Hoping that the first test has been passed, let’s consider the second, i.e. whether MPEG is still a match to the current challenges. It is true that the last 27 years have brought an incredible amount of changes, but MPEG has managed to adapt to each new context as demonstrated by the changing nature of the standards produced. Audio and video used to be the realm of a restricted number of industries, while now almost any industry claims to have a stake in Digital Media. Standards used to be bound to rigid hardware implementations while now standards have to deal with the fact that their implementations are by and large pieces of computer code running on programmable devices. Indeed, to get to the point it is now, MPEG has had to change its skin several times. From MPEG-1 and MPEG-2 where software was a development tool, to MPEG-4, where software was elevated to the rank of tool to express the standard itself, to MPEG-7 which is definitely an IT standard although developed to serve the needs of the AV industry, to MPEG-21 which is more a framework than a traditional standard, to MPEG-V and MPEG-H – components for the converged industries – MPEG has been able to adapt itself to continuously changing environments. A side issue as it may be considered, MPEG has changed its working methods much before any other group to augment its productivity and was probably the first group of its size to make massive use of advanced ICT in standard development and has continued improving its productivity tools.

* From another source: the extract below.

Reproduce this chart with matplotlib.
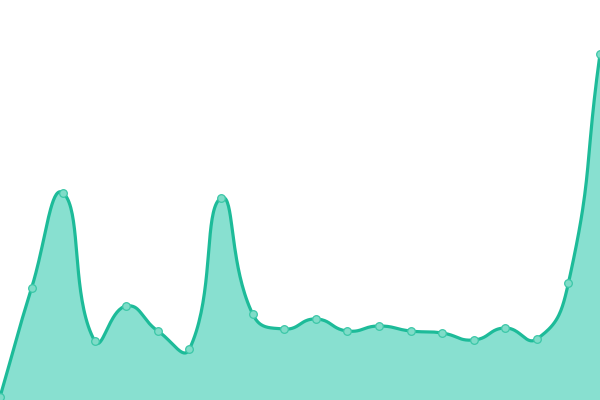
import numpy as np
import matplotlib
matplotlib.use("Agg")
import matplotlib.pyplot as plt

categories = list(range(20))
values = [3, 112, 207, 59, 94, 69, 51, 202, 86, 71, 81, 69, 74, 69, 67, 60, 72, 61, 117, 346]

LINE = "#1dbb99"
FILL = "#88e0d0"
MARK = "#7fdcc8"

W, H = 600, 400
fig = plt.figure(figsize=(6, 4), dpi=100)
ax = fig.add_axes([0, 0, 1, 1])
ax.set_xlim(0, len(values) - 1)
ax.set_ylim(0, 400)
ax.axis("off")

# smooth bezier (echarts-like) in pixel space
px = np.array(categories, float) * W / (len(values) - 1)
py = np.array(values, float)
pts = np.column_stack([px, py])
n = len(pts)
smooth = 0.5
cps = []
for i in range(n):
    p = pts[i]
    prev = pts[i - 1] if i > 0 else p
    nxt = pts[i + 1] if i < n - 1 else p
    v = nxt - prev
    d0 = np.linalg.norm(p - prev)
    d1 = np.linalg.norm(nxt - p)
    s = d0 + d1
    r = d0 / s if s > 0 else 0.5
    cin = p - v * smooth * r
    cout = p + v * smooth * (1 - r)
    cps.append((cin, cout))

curve = []
t = np.linspace(0, 1, 40)[:, None]
for i in range(n - 1):
    p0 = pts[i]; p3 = pts[i + 1]
    c1 = cps[i][1]; c2 = cps[i + 1][0]
    seg = (1 - t) ** 3 * p0 + 3 * (1 - t) ** 2 * t * c1 + 3 * (1 - t) * t ** 2 * c2 + t ** 3 * p3
    curve.append(seg if i == 0 else seg[1:])
curve = np.vstack(curve)
cx = curve[:, 0] * (len(values) - 1) / W
cy = curve[:, 1]

ax.fill_between(cx, cy, 0, color=FILL, lw=0)
ax.plot(cx, cy, color=LINE, lw=2.3, solid_capstyle="round")
ax.plot(categories, values, "o", ms=5.5, mfc=MARK, mec="#3cc7a8", mew=0.9, clip_on=True)

fig.savefig("out.png", dpi=100)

This should not be taken to mean that MPEG has already adapted itself so much that it can now take some rest. probably the opposite: it must change even faster than it did so far, just because the environment keeps on changing faster. Here are some issues:

  1. Starting from “video coding” MPEG has evolved to address a wide range of technologies. Each of these require a high degree of in-depth expertise, but the different technologies are not independent. How can MPEG retain its ability to develop standards that are individually high-level and still fit perfectly in a complex picture of intertwined standards users? The response to this question is still through an intense network of joint meetings between different groups to draw from the necessary expertise and to hear all concerns of the different groups involved.
  2. MPEG has traditionally produced standards rich in functionalities but with a rather high entry level. This was the right thing to do in times when the media market was “rich” (in money). Today, however, the Digital Media landscape does not offer a lot fat very often and in many domains users tend to be content with quick and dirty solutions. How can MPEG recover these customers without abdicating its traditional role? One answer is the creation of entry-level configurations for each standard.

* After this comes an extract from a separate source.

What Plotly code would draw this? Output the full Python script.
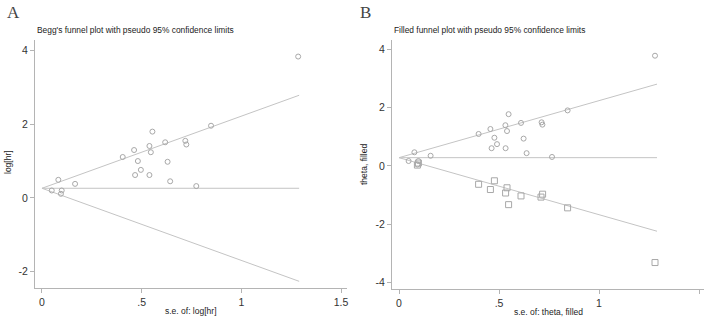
import plotly.graph_objects as go

# ---------------- data ----------------
# Panel A: Begg's funnel plot (se, log[hr])
a_se = [0.049, 0.082, 0.095, 0.099, 0.166, 0.405, 0.462, 0.467, 0.481, 0.496,
        0.539, 0.539, 0.546, 0.554, 0.618, 0.630, 0.643, 0.719, 0.724, 0.774,
        0.848, 1.285]
a_loghr = [0.20, 0.49, 0.11, 0.20, 0.38, 1.11, 1.30, 0.62, 1.00, 0.76,
           1.41, 0.62, 1.24, 1.80, 1.51, 0.98, 0.45, 1.55, 1.45, 0.32,
           1.96, 3.84]
a_theta = 0.26

# Panel B: filled funnel plot - observed studies
b_se = [0.048, 0.077, 0.092, 0.097, 0.158, 0.398, 0.457, 0.463, 0.477, 0.490,
        0.532, 0.533, 0.540, 0.548, 0.610, 0.623, 0.638, 0.713, 0.717, 0.765,
        0.843, 1.280]
b_theta_obs = [0.17, 0.47, 0.05, 0.17, 0.35, 1.10, 1.27, 0.61, 0.97, 0.75,
               1.40, 0.61, 1.20, 1.78, 1.48, 0.94, 0.44, 1.50, 1.42, 0.31,
               1.91, 3.79]
# Panel B: filled (imputed) studies
f_se = [0.092, 0.097, 0.398, 0.457, 0.477, 0.533, 0.540, 0.548, 0.610, 0.710,
        0.718, 0.843, 1.280]
f_theta = [0.03, 0.10, -0.63, -0.81, -0.51, -0.93, -0.75, -1.33, -1.03, -1.07,
           -0.97, -1.44, -3.32]
b_theta = 0.285

se_max = 1.29
x_ticks = [0, 0.5, 1, 1.5]
x_ticklabels = ["0", ".5", "1", "1.5"]
a_yticks = [-2, 0, 2, 4]
a_yticklabels = ["-2", "0", "2", "4"]
b_yticks = [-4, -2, 0, 2, 4]
b_yticklabels = ["-4", "-2", "0", "2", "4"]

# ---------------- figure ----------------
W, H = 706, 319
LINE = "#c4c4c4"
MARK = "#a8a8a8"
AX = "#b4b4b4"
FONT = "Liberation Sans, Arial, sans-serif"

fig = go.Figure()


def funnel(theta, xa, ya):
    fig.add_trace(go.Scatter(x=[0, se_max], y=[theta, theta + 1.96 * se_max], mode="lines",
                             line=dict(color=LINE, width=1), xaxis=xa, yaxis=ya, showlegend=False,
                             hoverinfo="skip"))
    fig.add_trace(go.Scatter(x=[0, se_max], y=[theta, theta - 1.96 * se_max], mode="lines",
                             line=dict(color=LINE, width=1), xaxis=xa, yaxis=ya, showlegend=False,
                             hoverinfo="skip"))
    fig.add_trace(go.Scatter(x=[0, se_max], y=[theta, theta], mode="lines",
                             line=dict(color=LINE, width=1), xaxis=xa, yaxis=ya, showlegend=False,
                             hoverinfo="skip"))


funnel(a_theta, "x", "y")
fig.add_trace(go.Scatter(x=a_se, y=a_loghr, mode="markers", xaxis="x", yaxis="y",
                         marker=dict(symbol="circle-open", size=5, color=MARK, line=dict(width=1)),
                         showlegend=False))

funnel(b_theta, "x2", "y2")
fig.add_trace(go.Scatter(x=b_se, y=b_theta_obs, mode="markers", xaxis="x2", yaxis="y2",
                         marker=dict(symbol="circle-open", size=5, color=MARK, line=dict(width=1)),
                         showlegend=False))
fig.add_trace(go.Scatter(x=f_se, y=f_theta, mode="markers", xaxis="x2", yaxis="y2",
                         marker=dict(symbol="square-open", size=6, color=MARK, line=dict(width=1)),
                         showlegend=False))


def px(v):
    return v / W


def py(v):
    return 1 - v / H


axcommon = dict(showline=True, linecolor=AX, linewidth=1, ticks="outside", ticklen=4,
                tickcolor=AX, tickwidth=1, showgrid=False, zeroline=False, automargin=False,
                tickfont=dict(family=FONT, size=10.5, color="#333"))

fig.update_layout(
    template="none",
    width=W, height=H, margin=dict(l=0, r=0, t=0, b=0, pad=0),
    paper_bgcolor="white", plot_bgcolor="white",
    xaxis=dict(domain=[px(35), px(347)], range=[-0.035, 1.53], anchor="y",
               tickvals=x_ticks, ticktext=x_ticklabels, **axcommon),
    yaxis=dict(domain=[py(288), py(40)], range=[-2.45, 4.29], anchor="x",
               tickvals=a_yticks, ticktext=a_yticklabels, **axcommon),
    xaxis2=dict(domain=[px(392), px(704)], range=[-0.035, 1.525], anchor="y2",
                tickvals=x_ticks, ticktext=x_ticklabels, **axcommon),
    yaxis2=dict(domain=[py(289.3), py(40)], range=[-4.24, 4.33], anchor="x2",
                tickvals=b_yticks, ticktext=b_yticklabels, **axcommon),
)

ann = [
    dict(text="A", x=px(5), y=py(13), xanchor="left", yanchor="middle",
         font=dict(family="Liberation Serif, Times New Roman, serif", size=17, color="#444")),
    dict(text="B", x=px(358), y=py(13), xanchor="left", yanchor="middle",
         font=dict(family="Liberation Serif, Times New Roman, serif", size=17, color="#444")),
    dict(text="Begg's funnel plot with pseudo 95% confidence limits", x=px(35), y=py(30),
         xanchor="left", yanchor="middle", font=dict(family=FONT, size=8.4, color="#222")),
    dict(text="Filled funnel plot with pseudo 95% confidence limits", x=px(392), y=py(30),
         xanchor="left", yanchor="middle", font=dict(family=FONT, size=8.4, color="#222")),
    dict(text="s.e. of: log[hr]", x=px(191), y=py(311), xanchor="center", yanchor="middle",
         font=dict(family=FONT, size=8.5, color="#222")),
    dict(text="s.e. of: theta, filled", x=px(548), y=py(311.5), xanchor="center", yanchor="middle",
         font=dict(family=FONT, size=8.5, color="#222")),
    dict(text="log[hr]", x=px(8), y=py(162), xanchor="center", yanchor="middle", textangle=-90,
         font=dict(family=FONT, size=8.5, color="#222")),
    dict(text="theta, filled", x=px(364), y=py(165), xanchor="center", yanchor="middle", textangle=-90,
         font=dict(family=FONT, size=8.5, color="#222")),
]
for a in ann:
    a.update(xref="paper", yref="paper", showarrow=False)
fig.update_layout(annotations=ann)

fig.write_html("out.html", config={"displayModeBar": False},
               post_script="document.body.style.margin='0';document.body.style.padding='0';")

  3. The practical exploitation of MPEG standards is becoming difficult because of the conflict between the manifold ways users of the standards conceptualise their market exploitation models and the rather conservative approach that rights holders, some of them from “old” industries, take vis-à-vis the exploitation of their rights. As a matter of fact this is not something that MPEG is entitled to deal with, but it is clear that, unless some new ideas materialise, it is going to be more and more difficult for users to exploit MPEG standards (and in general open standards) and for rights holders to be remunerated for their IP.

The issue of how much need there is for a body like MPEG to cater to its digital media constituencies is my constant concern. If numbers are any guide I would say that going from an average number of 300 participants to nearly 500 like MPEG has experienced, specifically for the HEVC standard, is an indication that its role is still highly regarded and tends to justify my expectation that, if 100 years from now MPEG will not exist any more it will be because those running it at that time will not be up to the task of exploiting the potential of its area of work.